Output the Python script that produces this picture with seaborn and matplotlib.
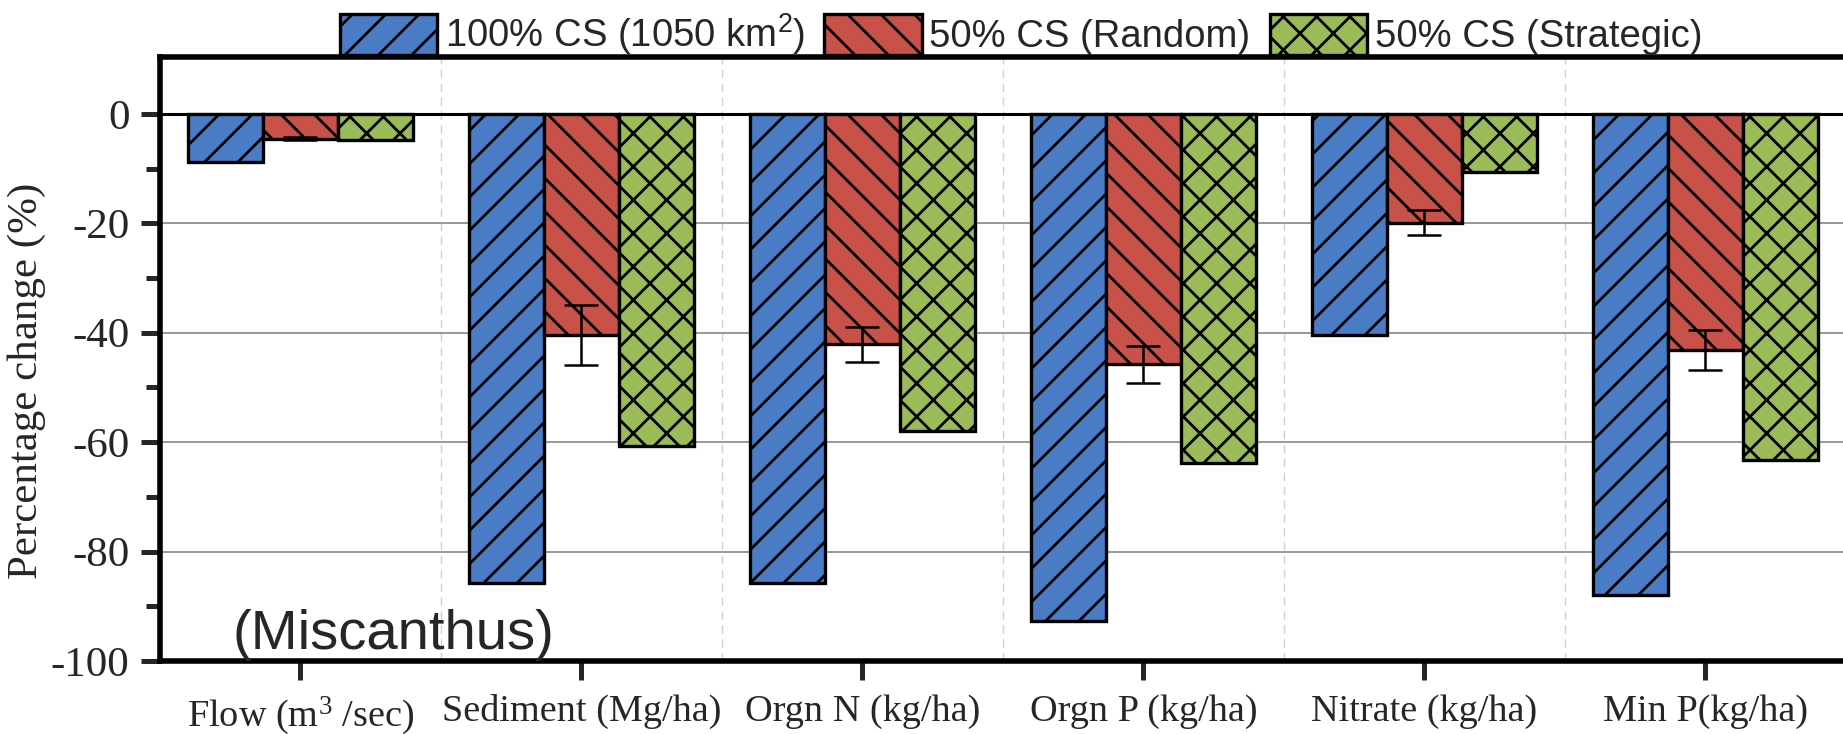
import matplotlib.pyplot as plt
import matplotlib.patches as mpatches
from matplotlib.ticker import MultipleLocator, FixedLocator
import seaborn as sns
import pandas as pd

# values
categories = ["Flow (m$^3$ /sec)", "Sediment (Mg/ha)", "Orgn N (kg/ha)",
              "Orgn P (kg/ha)", "Nitrate (kg/ha)", "Min P(kg/ha)"]
scenarios = ["100% CS (1050 km$^2$)", "50% CS (Random)", "50% CS (Strategic)"]
full_cs = [-8.8, -85.7, -85.7, -92.7, -40.4, -87.9]
random_cs = [-4.5, -40.4, -42.1, -45.8, -19.9, -43.2]
random_err = [0.3, 5.5, 3.2, 3.3, 2.3, 3.7]
strategic_cs = [-4.8, -60.7, -57.9, -63.9, -10.6, -63.3]

colors = ["#4A7CC5", "#C8524A", "#9BBB59"]
hatches = ["/", "\\", "x"]

df = pd.DataFrame({
    "category": categories * 3,
    "scenario": [s for s in scenarios for _ in categories],
    "change": full_cs + random_cs + strategic_cs,
})

sns.set_theme(style="ticks")
plt.rcParams["font.family"] = ["Liberation Serif", "DejaVu Serif"]
plt.rcParams["mathtext.default"] = "regular"
plt.rcParams["axes.unicode_minus"] = False
plt.rcParams["hatch.linewidth"] = 2.0

fig = plt.figure(figsize=(18.43, 7.34), dpi=100)
ax = fig.add_axes([0.0868, 0.0995, 0.9132, 0.8228])

sns.barplot(data=df, x="category", y="change", hue="scenario",
            palette=colors, width=0.80, gap=0, saturation=1,
            edgecolor="black", linewidth=2.4, legend=False, ax=ax, zorder=3)

for cont, h in zip(ax.containers, hatches):
    for bar in cont:
        bar.set_hatch(h)

# error bars only on the random scenario
red_bars = ax.containers[1]
xs = [b.get_x() + b.get_width() / 2 for b in red_bars]
ax.errorbar(xs, random_cs, yerr=random_err, fmt="none", ecolor="black",
            elinewidth=1.8, capsize=12, capthick=1.8, zorder=4)

ax.set_ylim(-100, 10.4)
ax.set_xlim(-0.5, 5.49)
ax.yaxis.set_major_locator(FixedLocator([0, -20, -40, -60, -80, -100]))
ax.yaxis.set_minor_locator(FixedLocator([-10, -30, -50, -70, -90]))
ax.xaxis.set_minor_locator(MultipleLocator(1, offset=0.5))

ax.grid(axis="y", which="major", color="#909090", linewidth=1.3, zorder=0)
ax.grid(axis="x", which="minor", color="#d0d0d0", linewidth=1.0,
        linestyle=(0, (6, 4)), zorder=0)
ax.set_axisbelow(True)
ax.axhline(0, color="black", linewidth=2.2, zorder=2)

for side in ["left", "bottom", "top"]:
    ax.spines[side].set_linewidth(4)
    ax.spines[side].set_color("black")
ax.spines["right"].set_visible(False)

ax.tick_params(axis="y", which="major", length=14, width=3.6, labelsize=31,
               pad=8, direction="out")
ax.tick_params(axis="y", which="minor", length=10, width=3.6, direction="out")
ax.tick_params(axis="x", which="major", length=14, width=3.6, labelsize=27.5,
               pad=10, direction="out")
ax.tick_params(axis="x", which="minor", length=0)

ax.set_xlabel("")
ax.set_ylabel("Percentage change (%)", fontsize=31)
ax.yaxis.set_label_coords(-0.068, 0.463)

ax.text(0.33, -97.8, "(Miscanthus)", fontsize=40.5, ha="center",
        va="baseline", family=["Liberation Sans", "DejaVu Sans"])

handles = [mpatches.Patch(facecolor=c, edgecolor="black", hatch=h,
                          linewidth=2.4, label=s)
           for c, h, s in zip(colors, hatches, scenarios)]
fig.legend(handles=handles, loc="center", bbox_to_anchor=(0.554, 0.953),
           ncol=3, frameon=False, handlelength=2.55, handleheight=1.3,
           handletextpad=0.2, columnspacing=0.5,
           prop={"family": ["Liberation Sans", "DejaVu Sans"], "size": 27.5})

plt.savefig("out.png", dpi=100)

----------

Return each line from the material above exactly, but not the pictures.

Output the Python script that produces this picture with seaborn and matplotlib.
import matplotlib.pyplot as plt
import matplotlib.patches as mpatches
from matplotlib.ticker import MultipleLocator, FixedLocator
import seaborn as sns
import pandas as pd

# values
categories = ["Flow (m$^3$ /sec)", "Sediment (Mg/ha)", "Orgn N (kg/ha)",
              "Orgn P (kg/ha)", "Nitrate (kg/ha)", "Min P(kg/ha)"]
scenarios = ["100% CS (1050 km$^2$)", "50% CS (Random)", "50% CS (Strategic)"]
full_cs = [-8.8, -85.7, -85.7, -92.7, -40.4, -87.9]
random_cs = [-4.5, -40.4, -42.1, -45.8, -19.9, -43.2]
random_err = [0.3, 5.5, 3.2, 3.3, 2.3, 3.7]
strategic_cs = [-4.8, -60.7, -57.9, -63.9, -10.6, -63.3]

colors = ["#4A7CC5", "#C8524A", "#9BBB59"]
hatches = ["/", "\\", "x"]

df = pd.DataFrame({
    "category": categories * 3,
    "scenario": [s for s in scenarios for _ in categories],
    "change": full_cs + random_cs + strategic_cs,
})

sns.set_theme(style="ticks")
plt.rcParams["font.family"] = ["Liberation Serif", "DejaVu Serif"]
plt.rcParams["mathtext.default"] = "regular"
plt.rcParams["axes.unicode_minus"] = False
plt.rcParams["hatch.linewidth"] = 2.0

fig = plt.figure(figsize=(18.43, 7.34), dpi=100)
ax = fig.add_axes([0.0868, 0.0995, 0.9132, 0.8228])

sns.barplot(data=df, x="category", y="change", hue="scenario",
            palette=colors, width=0.80, gap=0, saturation=1,
            edgecolor="black", linewidth=2.4, legend=False, ax=ax, zorder=3)

for cont, h in zip(ax.containers, hatches):
    for bar in cont:
        bar.set_hatch(h)

# error bars only on the random scenario
red_bars = ax.containers[1]
xs = [b.get_x() + b.get_width() / 2 for b in red_bars]
ax.errorbar(xs, random_cs, yerr=random_err, fmt="none", ecolor="black",
            elinewidth=1.8, capsize=12, capthick=1.8, zorder=4)

ax.set_ylim(-100, 10.4)
ax.set_xlim(-0.5, 5.49)
ax.yaxis.set_major_locator(FixedLocator([0, -20, -40, -60, -80, -100]))
ax.yaxis.set_minor_locator(FixedLocator([-10, -30, -50, -70, -90]))
ax.xaxis.set_minor_locator(MultipleLocator(1, offset=0.5))

ax.grid(axis="y", which="major", color="#909090", linewidth=1.3, zorder=0)
ax.grid(axis="x", which="minor", color="#d0d0d0", linewidth=1.0,
        linestyle=(0, (6, 4)), zorder=0)
ax.set_axisbelow(True)
ax.axhline(0, color="black", linewidth=2.2, zorder=2)

for side in ["left", "bottom", "top"]:
    ax.spines[side].set_linewidth(4)
    ax.spines[side].set_color("black")
ax.spines["right"].set_visible(False)

ax.tick_params(axis="y", which="major", length=14, width=3.6, labelsize=31,
               pad=8, direction="out")
ax.tick_params(axis="y", which="minor", length=10, width=3.6, direction="out")
ax.tick_params(axis="x", which="major", length=14, width=3.6, labelsize=27.5,
               pad=10, direction="out")
ax.tick_params(axis="x", which="minor", length=0)

ax.set_xlabel("")
ax.set_ylabel("Percentage change (%)", fontsize=31)
ax.yaxis.set_label_coords(-0.068, 0.463)

ax.text(0.33, -97.8, "(Miscanthus)", fontsize=40.5, ha="center",
        va="baseline", family=["Liberation Sans", "DejaVu Sans"])

handles = [mpatches.Patch(facecolor=c, edgecolor="black", hatch=h,
                          linewidth=2.4, label=s)
           for c, h, s in zip(colors, hatches, scenarios)]
fig.legend(handles=handles, loc="center", bbox_to_anchor=(0.554, 0.953),
           ncol=3, frameon=False, handlelength=2.55, handleheight=1.3,
           handletextpad=0.2, columnspacing=0.5,
           prop={"family": ["Liberation Sans", "DejaVu Sans"], "size": 27.5})

plt.savefig("out.png", dpi=100)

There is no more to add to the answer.